A defining characteristic of an IAR is their fiduciary duty, meaning they must always act in their clients' best interests, prioritizing transparency, fairness, and ethical decision-making. Unlike broker-dealers, who operate under the suitability standard, IARs must recommend investment strategies that align with a client’s financial goals, risk tolerance, and overall circumstances.

IARs engage in several critical responsibilities, including:

  • Investment Advisory Services – They analyze market trends, economic conditions, and investment opportunities to provide tailored recommendations.
  • Portfolio Management – IARs construct and oversee investment portfolios, adjusting asset allocations as needed to meet client objectives.
  • Financial Planning – Many IARs offer holistic financial planning, covering retirement, tax efficiency, estate considerations, and risk management.
  • Regulatory Compliance – They ensure all client interactions and recommendations comply with SEC or state laws, maintaining proper documentation and disclosures.

Compensation Models

IARs typically earn compensation through fees rather than commissions. The most common structures include:

  • Assets Under Management (AUM) Fees – A percentage-based fee charged on the client’s investment portfolio, usually ranging from 0.50% to 2.00% annually.
  • Flat or Hourly Fees – A predetermined charge for specific services, often used in financial planning engagements.
  • Retainer Fees – A fixed fee paid periodically (e.g., monthly or quarterly) for ongoing advisory services.
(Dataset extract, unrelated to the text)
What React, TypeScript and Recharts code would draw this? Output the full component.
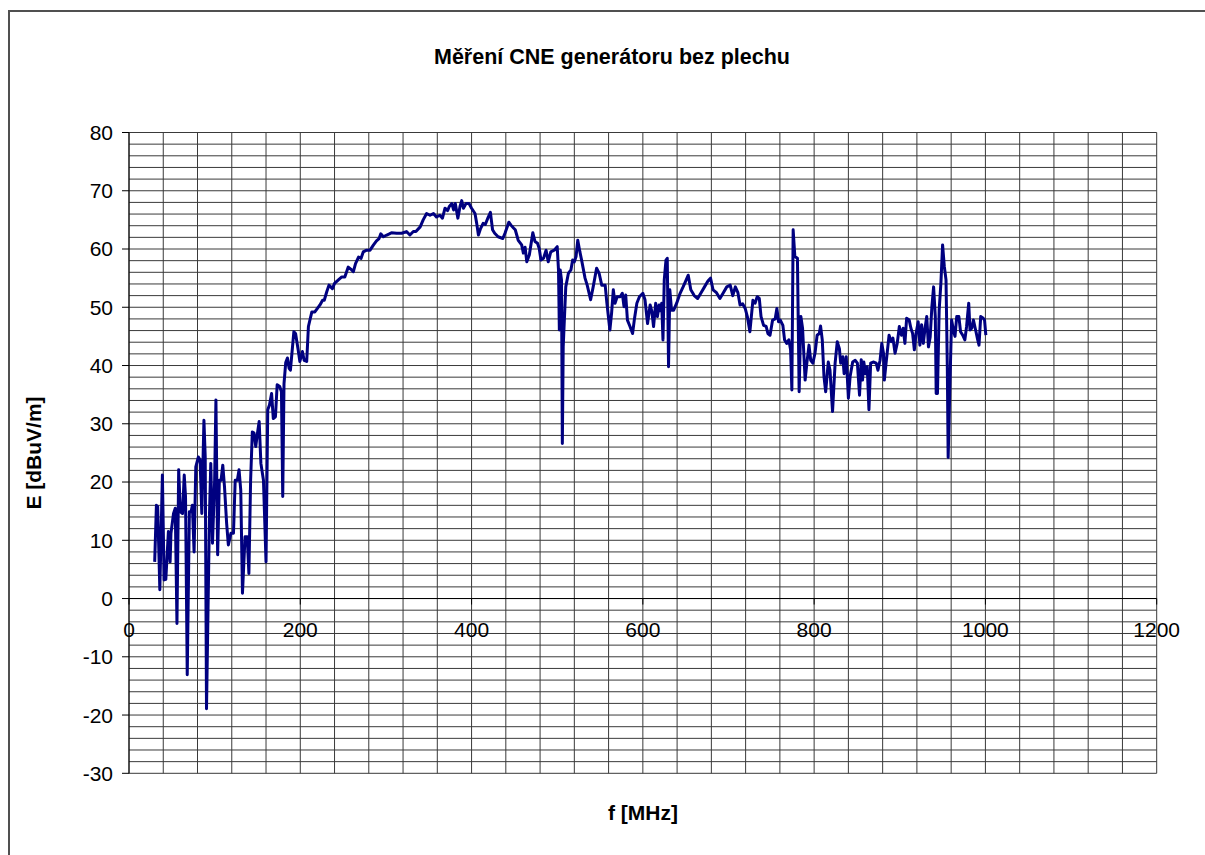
import React from 'react';
import { LineChart, Line, XAxis, YAxis, CartesianGrid, ReferenceLine } from 'recharts';

const TITLE = 'Měření CNE generátoru bez plechu';
const X_LABEL = 'f [MHz]';
const Y_LABEL = 'E [dBuV/m]';

const X_TICKS = [0, 200, 400, 600, 800, 1000, 1200];
const Y_TICKS = [-30, -20, -10, 0, 10, 20, 30, 40, 50, 60, 70, 80];

const FREQ_LOW = [
  30, 32, 33.5, 36, 39, 41, 43, 46, 48, 49, 52, 54, 56, 58, 60, 62.5, 64.5, 66, 68, 70.5,
  72.5, 74, 76, 78, 81, 83, 85, 87.5, 89, 90.5, 94, 95.5, 97.5, 100, 101.5, 103.5, 105.5, 107.5, 109.5, 111.5,
  114, 116, 119, 122, 124, 126.5, 128.5, 130.5, 132.5, 135.5, 138, 140, 142, 144, 146, 148, 150, 152, 154, 157,
  160, 162, 164, 166.5, 168.5, 171, 173, 176, 178, 179.5, 181, 183, 185, 187,
];
const LEVEL_LOW = [
  6.3, 16.0, 15.8, 1.5, 21.2, 3.2, 3.3, 11.5, 6.3, 11.2, 14.6, 15.5, -4.3, 22.1, 14.9, 14.6, 21.2, 17.5, -13.1, 14.9,
  14.9, 16.0, 8.0, 22.6, 24.3, 23.8, 14.6, 30.6, 24.3, -18.9, 14.6, 23.2, 9.5, 20.3, 34.1, 7.5, 20.3, 20.3, 22.9, 19.2,
  12.9, 9.2, 11.2, 11.2, 20.3, 20.3, 22.1, 18.6, 0.9, 10.6, 10.6, 4.3, 20.3, 28.6, 28.4, 26.1, 28.4, 30.4, 23.2, 20.3,
  6.3, 32.4, 33.2, 35.2, 30.9, 31.2, 36.7, 36.4, 35.5, 17.5, 36.9, 40.5, 41.3, 39.5,
];

const FREQ_MID = [
  188.5, 192.5, 194.5, 197.5, 199.5, 202.5, 204.5, 207.5, 209.5, 213.5, 217, 220, 223, 226, 228, 231, 233.5, 237.5, 240, 244.5,
  248.5, 252, 256, 260, 262, 264.5, 268, 271, 273.5, 277.5, 281.5, 285.5, 289, 292, 294, 297, 301, 304, 306.5, 312.5,
  318.5, 324, 328, 332, 335, 340, 343.5, 347.5, 351.5, 355.5, 359, 363, 366, 369, 372, 374, 377, 379, 381, 384,
  386.5, 388.5, 390.5, 393.5, 397, 400, 404, 406, 408, 410.5, 413.5, 416, 419, 422, 424.5, 427, 431, 436.5, 439, 443.5,
  446, 449, 451, 454.5, 458.5, 460.5, 462.5, 464.5, 467.5, 471.5, 474, 477, 479, 481, 484, 487, 489.5, 492.5, 496.5, 500,
  501.5, 502.5, 503.5, 505, 506, 507, 510, 513, 516, 518, 520, 522, 524, 526.5, 528.5, 532.5, 535, 539, 542, 546,
  549, 552, 556, 558, 561.5, 563.5, 565.5, 567.5, 570, 573.5, 576, 578, 580, 582, 585, 588, 590, 593, 596, 600,
  602.5, 605.5, 608.5, 610.5, 612.5, 615, 617, 619, 620.5, 622, 623.5, 625, 627, 628.5, 630, 631.5, 633.5, 636, 639.5, 643.5,
];
const LEVEL_MID = [
  39.2, 45.8, 45.5, 42.7, 40.7, 42.4, 40.9, 40.7, 46.7, 49.2, 49.2, 49.8, 50.4, 51.2, 51.2, 52.7, 53.8, 53.2, 54.1, 54.7,
  55.2, 55.2, 56.9, 56.4, 56.1, 57.5, 58.6, 58.4, 59.5, 59.8, 59.8, 60.7, 61.4, 61.8, 62.6, 62.1, 62.4, 62.6, 62.8, 62.7,
  62.7, 63.0, 62.4, 63.0, 63.0, 63.8, 65.0, 66.1, 65.8, 66.1, 65.5, 65.8, 65.3, 67.0, 66.6, 67.3, 67.8, 66.7, 67.8, 65.3,
  67.3, 68.3, 67.0, 67.8, 67.8, 67.0, 66.1, 64.4, 62.4, 63.5, 64.4, 64.2, 65.3, 66.3, 63.3, 62.7, 62.1, 61.8, 62.7, 64.6,
  64.1, 63.6, 63.3, 61.5, 60.7, 59.3, 60.3, 57.8, 59.0, 62.8, 61.3, 61.0, 60.1, 58.1, 58.4, 59.8, 57.8, 59.5, 59.8, 60.4,
  56.4, 46.1, 56.4, 54.7, 26.6, 43.2, 53.5, 55.8, 56.4, 58.1, 57.8, 58.7, 61.5, 59.5, 58.1, 55.0, 53.8, 51.3, 53.5, 56.7,
  55.8, 53.8, 53.8, 50.7, 46.1, 49.0, 53.0, 50.7, 51.8, 51.8, 52.4, 50.1, 52.1, 47.8, 46.7, 45.5, 47.8, 50.7, 51.8, 52.4,
  51.3, 47.2, 50.4, 49.3, 46.7, 50.7, 48.4, 50.4, 49.4, 50.7, 44.4, 54.7, 58.1, 58.4, 39.8, 53.0, 49.5, 49.5, 50.7, 52.4,
];

const FREQ_HIGH = [
  647, 650, 653, 656, 660, 664, 668, 672, 676, 679, 682, 686, 690, 694, 698, 702, 705, 708, 711,
  713.5, 716.5, 719.5, 722, 725, 728.5, 731, 733.5, 736, 738, 741, 744, 746, 748.5, 751.5, 754.5, 756.5, 758.5, 760.5, 763.5,
  765.5, 768, 770.5, 772.5, 774, 775.5, 777.5, 780.5, 782.5, 784.5, 786.5, 789.5, 791.5, 794, 796, 798.5, 801, 803.5, 806, 807.5,
  809.5, 811.5, 813.5, 816.5, 818.5, 821.5, 824.5, 827, 829.5, 831, 833.5, 835, 837.5, 840, 842, 845, 848, 850.5, 853, 855,
  856.5, 858, 860, 862, 864, 866, 869, 872.5, 874.5, 877, 879, 881, 882, 884, 887.5, 890, 892, 894.5, 897, 899.5,
  902, 904, 906, 908, 911, 913, 915, 917, 919, 921.5, 923.5, 925.5, 927.5, 929.5, 931.5, 933.5, 935.5, 937.5, 939.5, 941.5,
  942.5, 944, 946, 948, 950, 952, 954, 955.5, 956.5, 958.5, 960.5, 963, 964.5, 966.5, 969, 971, 973.5, 976, 978, 980.5,
  982, 984, 986, 989, 991, 992.5, 994.5, 997.5, 999, 1000.5,
];
const LEVEL_HIGH = [
  53.5, 54.5, 55.5, 53.0, 52.0, 51.5, 52.5, 53.5, 54.5, 55.0, 53.0, 52.5, 51.5, 52.5, 53.5, 53.8, 52.0, 53.5, 52.5,
  50.4, 50.6, 49.8, 48.4, 45.8, 51.2, 50.7, 51.8, 51.5, 48.4, 46.9, 46.7, 45.5, 45.2, 47.8, 48.0, 49.8, 47.5, 47.8, 46.9,
  44.4, 43.8, 44.4, 42.7, 35.8, 63.3, 58.7, 58.4, 35.5, 48.4, 46.4, 37.5, 40.4, 43.5, 40.9, 40.4, 42.1, 45.2, 45.5, 46.8,
  44.4, 38.1, 35.5, 40.6, 39.2, 32.1, 40.4, 44.1, 42.9, 40.4, 41.5, 38.6, 41.5, 34.4, 38.1, 40.6, 40.9, 40.4, 34.9, 41.0,
  37.5, 40.6, 38.6, 39.8, 32.4, 40.4, 40.6, 40.4, 39.2, 40.9, 43.8, 42.1, 37.5, 40.4, 45.2, 44.1, 44.7, 42.1, 43.8, 46.7,
  45.2, 46.4, 43.8, 48.1, 47.8, 46.4, 45.5, 42.7, 45.5, 47.5, 43.5, 47.0, 43.8, 46.4, 48.4, 43.2, 44.9, 50.1, 53.5, 48.4,
  35.2, 35.2, 49.5, 54.1, 60.7, 57.0, 54.7, 39.8, 24.2, 36.4, 47.8, 45.8, 45.0, 48.4, 48.4, 45.8, 45.2, 44.4, 46.7, 50.7,
  46.1, 46.4, 47.8, 45.8, 44.4, 43.5, 48.4, 48.1, 47.8, 45.2,
];

const FREQ = [...FREQ_LOW, ...FREQ_MID, ...FREQ_HIGH];
const LEVEL = [...LEVEL_LOW, ...LEVEL_MID, ...LEVEL_HIGH];
const data = FREQ.map((f, i) => ({ f, e: LEVEL[i] }));

const X_MIN = 0, X_MAX = 1200, X_GRID_STEP = 40;
const Y_MIN = -30, Y_MAX = 80, Y_GRID_STEP = 2;
const gridX = Array.from({ length: (X_MAX - X_MIN) / X_GRID_STEP + 1 }, (_, i) => X_MIN + i * X_GRID_STEP);
const gridY = Array.from({ length: (Y_MAX - Y_MIN) / Y_GRID_STEP + 1 }, (_, i) => Y_MIN + i * Y_GRID_STEP);

const W = 1205, H = 855;
const PLOT_LEFT = 129, PLOT_TOP = 132.5, PLOT_RIGHT = 1156.7, PLOT_BOTTOM = 773.3;
const PLOT_H = PLOT_BOTTOM - PLOT_TOP;
const Y_AXIS_W = 60, X_AXIS_H = 30;
const ZERO_Y = PLOT_TOP + ((Y_MAX - 0) / (Y_MAX - Y_MIN)) * PLOT_H;

const FONT = '"Liberation Sans", Arial, Helvetica, sans-serif';

const XTick = (props: any) => {
  const { x, payload } = props;
  return (
    <g>
      <line x1={x} x2={x} y1={ZERO_Y} y2={ZERO_Y + 6} stroke="#000" strokeWidth={1} />
      <text x={x} y={ZERO_Y + 31.5} dy="0.355em" textAnchor="middle" fontFamily={FONT} fontSize={21} fill="#000">
        {payload.value}
      </text>
    </g>
  );
};

export default function App() {
  return (
    <div style={{ position: 'fixed', left: 0, top: 0, width: W, height: H, overflow: 'hidden', background: '#fff' }}>
      <div
        style={{
          position: 'absolute', left: 8, top: 10, width: 1400, height: 1000,
          borderLeft: '2px solid #505050', borderTop: '2px solid #505050',
        }}
      />
      <div style={{ position: 'absolute', left: 0, top: 0 }}>
        <LineChart
          width={W}
          height={H}
          data={data}
          margin={{ top: PLOT_TOP, right: W - PLOT_RIGHT, bottom: H - PLOT_BOTTOM - X_AXIS_H, left: PLOT_LEFT - Y_AXIS_W }}
        >
          <CartesianGrid
            stroke="#3a3a3a"
            strokeWidth={1}
            horizontalValues={gridY}
            verticalValues={gridX}
          />
          <XAxis
            dataKey="f"
            type="number"
            domain={[X_MIN, X_MAX]}
            ticks={X_TICKS}
            allowDataOverflow
            axisLine={false}
            tickLine={false}
            height={X_AXIS_H}
            tick={<XTick />}
            interval={0}
          />
          <YAxis
            type="number"
            domain={[Y_MIN, Y_MAX]}
            ticks={Y_TICKS}
            allowDataOverflow
            width={Y_AXIS_W}
            interval={0}
            tickSize={7}
            tickMargin={9}
            stroke="#000"
            tick={{ fill: '#000', fontSize: 21, fontFamily: FONT }}
          />
          <ReferenceLine y={0} stroke="#000" strokeWidth={1} />
          <Line
            type="linear"
            dataKey="e"
            stroke="#000080"
            strokeWidth={3}
            strokeLinejoin="round"
            dot={false}
            activeDot={false}
            isAnimationActive={false}
          />
        </LineChart>
      </div>
      <svg style={{ position: 'absolute', left: 0, top: 0, pointerEvents: 'none' }} width={W} height={H}>
        <text x={612} y={63.5} textAnchor="middle" fontFamily={FONT} fontWeight="bold" fontSize={21.5} fill="#000">
          {TITLE}
        </text>
        <text x={643} y={820} textAnchor="middle" fontFamily={FONT} fontWeight="bold" fontSize={21} fill="#000">
          {X_LABEL}
        </text>
        <text
          x={41}
          y={453}
          textAnchor="middle"
          transform="rotate(-90 41 453)"
          fontFamily={FONT}
          fontWeight="bold"
          fontSize={21}
          fill="#000"
        >
          {Y_LABEL}
        </text>
      </svg>
    </div>
  );
}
Unlike brokers who receive commissions on securities transactions, IARs cannot earn commissions on investment products unless they hold separate licenses as registered representatives of broker-dealers. This distinction reinforces the fiduciary commitment of IARs, reducing potential conflicts of interest.

Key Differences Between IARs and Other Financial Professionals

IARs are often compared to financial advisors, broker-dealers, and insurance agents, but each role has distinct regulatory obligations and compensation structures:

  • IAR vs. Broker-Dealer – While IARs adhere to fiduciary standards, broker-dealers follow a suitability standard and may earn commissions on product sales.
  • IAR vs. Financial Planner – Some financial planners are IARs, but others may not provide investment management or be subject to fiduciary obligations.
  • IAR vs. Insurance Agent – Insurance agents focus on selling insurance policies and may not offer investment advice unless separately licensed.

Disclosure and Compliance Obligations

IARs are required to disclose conflicts of interest, provide clients with Form ADV Part 2, and ensure transparency regarding fees, services, and potential risks. State regulators and the SEC may conduct periodic audits to confirm compliance with industry regulations, reinforcing investor protections.

The Bottom Line

An Investment Adviser Representative (IAR) is a licensed financial professional offering investment advice and financial planning under a fiduciary standard. They are affiliated with Registered Investment Advisers (RIAs) and must comply with SEC or state regulations, ensuring ethical and transparent service. Their compensation is typically fee-based, aligning their interests with those of their clients. Understanding the role of an IAR helps investors make informed decisions when seeking financial guidance.